TASK DESCRIPTION: In the data below, locate each line with the word "matplotlib" and list it.

╭─ AVAILABLE DATA

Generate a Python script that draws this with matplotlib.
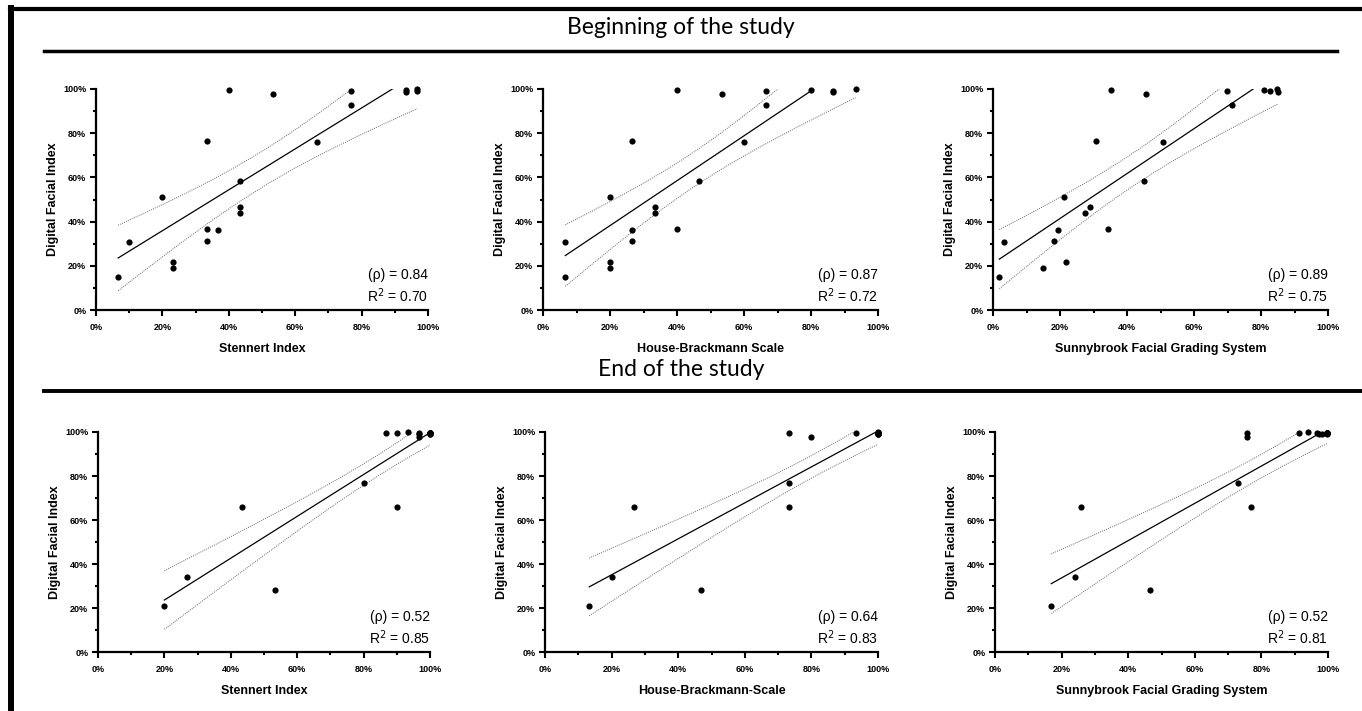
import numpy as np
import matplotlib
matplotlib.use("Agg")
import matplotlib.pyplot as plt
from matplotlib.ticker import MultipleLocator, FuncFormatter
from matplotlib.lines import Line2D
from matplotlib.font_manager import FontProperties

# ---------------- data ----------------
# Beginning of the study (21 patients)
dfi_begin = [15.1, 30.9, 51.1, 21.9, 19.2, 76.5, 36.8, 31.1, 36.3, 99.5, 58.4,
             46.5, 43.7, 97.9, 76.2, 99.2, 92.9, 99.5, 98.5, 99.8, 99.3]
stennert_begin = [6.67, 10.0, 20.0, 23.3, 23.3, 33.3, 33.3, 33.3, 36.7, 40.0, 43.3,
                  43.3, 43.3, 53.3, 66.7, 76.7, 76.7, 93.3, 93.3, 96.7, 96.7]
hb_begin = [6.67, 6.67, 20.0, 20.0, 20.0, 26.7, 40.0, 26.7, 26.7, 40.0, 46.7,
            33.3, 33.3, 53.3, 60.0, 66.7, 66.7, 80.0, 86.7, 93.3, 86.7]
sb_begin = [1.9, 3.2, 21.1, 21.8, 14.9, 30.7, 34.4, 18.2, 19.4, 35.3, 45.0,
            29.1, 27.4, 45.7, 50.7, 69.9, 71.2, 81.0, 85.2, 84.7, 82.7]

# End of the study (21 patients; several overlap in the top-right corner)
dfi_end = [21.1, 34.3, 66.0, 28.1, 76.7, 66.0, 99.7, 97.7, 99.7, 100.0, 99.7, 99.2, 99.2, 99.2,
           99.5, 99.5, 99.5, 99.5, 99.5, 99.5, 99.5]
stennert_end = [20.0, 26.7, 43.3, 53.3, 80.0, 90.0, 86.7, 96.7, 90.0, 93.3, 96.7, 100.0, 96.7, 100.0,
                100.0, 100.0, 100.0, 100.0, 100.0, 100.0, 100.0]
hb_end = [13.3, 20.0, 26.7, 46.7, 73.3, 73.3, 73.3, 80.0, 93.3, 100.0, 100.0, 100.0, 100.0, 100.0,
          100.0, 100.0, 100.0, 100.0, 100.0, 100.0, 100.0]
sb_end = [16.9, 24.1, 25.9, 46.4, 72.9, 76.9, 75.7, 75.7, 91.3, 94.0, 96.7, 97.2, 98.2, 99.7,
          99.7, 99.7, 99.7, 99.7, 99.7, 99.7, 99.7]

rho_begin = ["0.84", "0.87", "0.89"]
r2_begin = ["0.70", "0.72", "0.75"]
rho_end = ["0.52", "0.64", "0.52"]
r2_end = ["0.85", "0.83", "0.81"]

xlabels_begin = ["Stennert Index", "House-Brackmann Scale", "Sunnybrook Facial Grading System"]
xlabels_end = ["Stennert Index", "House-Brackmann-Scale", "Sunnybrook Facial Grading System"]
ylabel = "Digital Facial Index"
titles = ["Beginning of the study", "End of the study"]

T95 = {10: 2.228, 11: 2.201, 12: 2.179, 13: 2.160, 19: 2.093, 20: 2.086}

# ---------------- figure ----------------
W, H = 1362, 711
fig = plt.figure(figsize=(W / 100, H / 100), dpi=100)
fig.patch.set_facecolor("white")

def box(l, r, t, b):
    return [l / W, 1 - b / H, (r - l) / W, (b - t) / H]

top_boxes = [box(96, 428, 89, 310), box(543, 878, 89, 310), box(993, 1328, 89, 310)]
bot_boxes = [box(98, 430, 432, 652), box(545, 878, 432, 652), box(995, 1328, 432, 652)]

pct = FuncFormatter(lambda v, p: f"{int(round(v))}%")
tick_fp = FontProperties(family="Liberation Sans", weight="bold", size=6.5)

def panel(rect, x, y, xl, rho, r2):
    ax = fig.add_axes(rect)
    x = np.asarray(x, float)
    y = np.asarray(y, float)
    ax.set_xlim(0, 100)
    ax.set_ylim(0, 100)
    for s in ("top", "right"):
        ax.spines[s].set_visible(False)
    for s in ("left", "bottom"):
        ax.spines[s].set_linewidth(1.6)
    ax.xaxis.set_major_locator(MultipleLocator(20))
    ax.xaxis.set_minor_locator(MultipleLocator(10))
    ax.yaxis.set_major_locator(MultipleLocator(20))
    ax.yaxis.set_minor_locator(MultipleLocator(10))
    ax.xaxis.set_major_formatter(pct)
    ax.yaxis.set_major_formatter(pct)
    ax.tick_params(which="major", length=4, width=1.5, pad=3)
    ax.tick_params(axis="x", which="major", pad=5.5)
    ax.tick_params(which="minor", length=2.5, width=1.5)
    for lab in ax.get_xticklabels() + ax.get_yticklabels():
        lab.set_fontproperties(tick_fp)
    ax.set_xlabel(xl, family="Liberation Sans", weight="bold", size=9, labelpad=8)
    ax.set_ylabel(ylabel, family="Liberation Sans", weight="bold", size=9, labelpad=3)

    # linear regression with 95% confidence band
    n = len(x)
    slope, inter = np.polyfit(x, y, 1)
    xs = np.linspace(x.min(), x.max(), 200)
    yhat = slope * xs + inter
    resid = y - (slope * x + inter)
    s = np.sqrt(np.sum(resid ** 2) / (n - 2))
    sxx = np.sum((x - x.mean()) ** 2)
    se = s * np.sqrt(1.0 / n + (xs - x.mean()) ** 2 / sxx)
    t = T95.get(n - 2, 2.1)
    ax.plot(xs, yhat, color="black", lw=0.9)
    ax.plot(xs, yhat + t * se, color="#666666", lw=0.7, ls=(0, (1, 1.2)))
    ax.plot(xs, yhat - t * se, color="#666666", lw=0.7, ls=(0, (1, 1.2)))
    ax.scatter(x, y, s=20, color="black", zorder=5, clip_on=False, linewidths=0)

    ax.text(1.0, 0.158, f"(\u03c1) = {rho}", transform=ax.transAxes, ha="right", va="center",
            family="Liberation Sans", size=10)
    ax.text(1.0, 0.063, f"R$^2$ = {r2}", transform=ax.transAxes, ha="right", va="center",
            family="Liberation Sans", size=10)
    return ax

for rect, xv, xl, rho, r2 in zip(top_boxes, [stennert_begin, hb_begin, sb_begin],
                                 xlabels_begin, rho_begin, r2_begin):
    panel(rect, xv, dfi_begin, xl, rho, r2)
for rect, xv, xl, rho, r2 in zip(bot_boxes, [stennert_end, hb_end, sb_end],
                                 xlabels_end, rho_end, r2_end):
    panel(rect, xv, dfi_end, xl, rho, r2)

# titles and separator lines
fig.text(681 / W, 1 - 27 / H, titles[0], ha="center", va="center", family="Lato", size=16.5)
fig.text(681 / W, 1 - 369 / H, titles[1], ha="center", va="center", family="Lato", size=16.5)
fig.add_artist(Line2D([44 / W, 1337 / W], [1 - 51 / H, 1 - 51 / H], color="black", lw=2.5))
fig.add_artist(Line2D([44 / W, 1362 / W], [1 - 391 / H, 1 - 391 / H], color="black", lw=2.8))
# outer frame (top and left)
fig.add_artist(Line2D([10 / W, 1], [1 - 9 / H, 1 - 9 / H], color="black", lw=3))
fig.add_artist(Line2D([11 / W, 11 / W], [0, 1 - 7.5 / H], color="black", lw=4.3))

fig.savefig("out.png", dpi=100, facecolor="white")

╰─

OUTPUT:
Generate a Python script that draws this with matplotlib.
import matplotlib
matplotlib.use("Agg")
import matplotlib.pyplot as plt
from matplotlib.ticker import MultipleLocator, FuncFormatter
from matplotlib.lines import Line2D
from matplotlib.font_manager import FontProperties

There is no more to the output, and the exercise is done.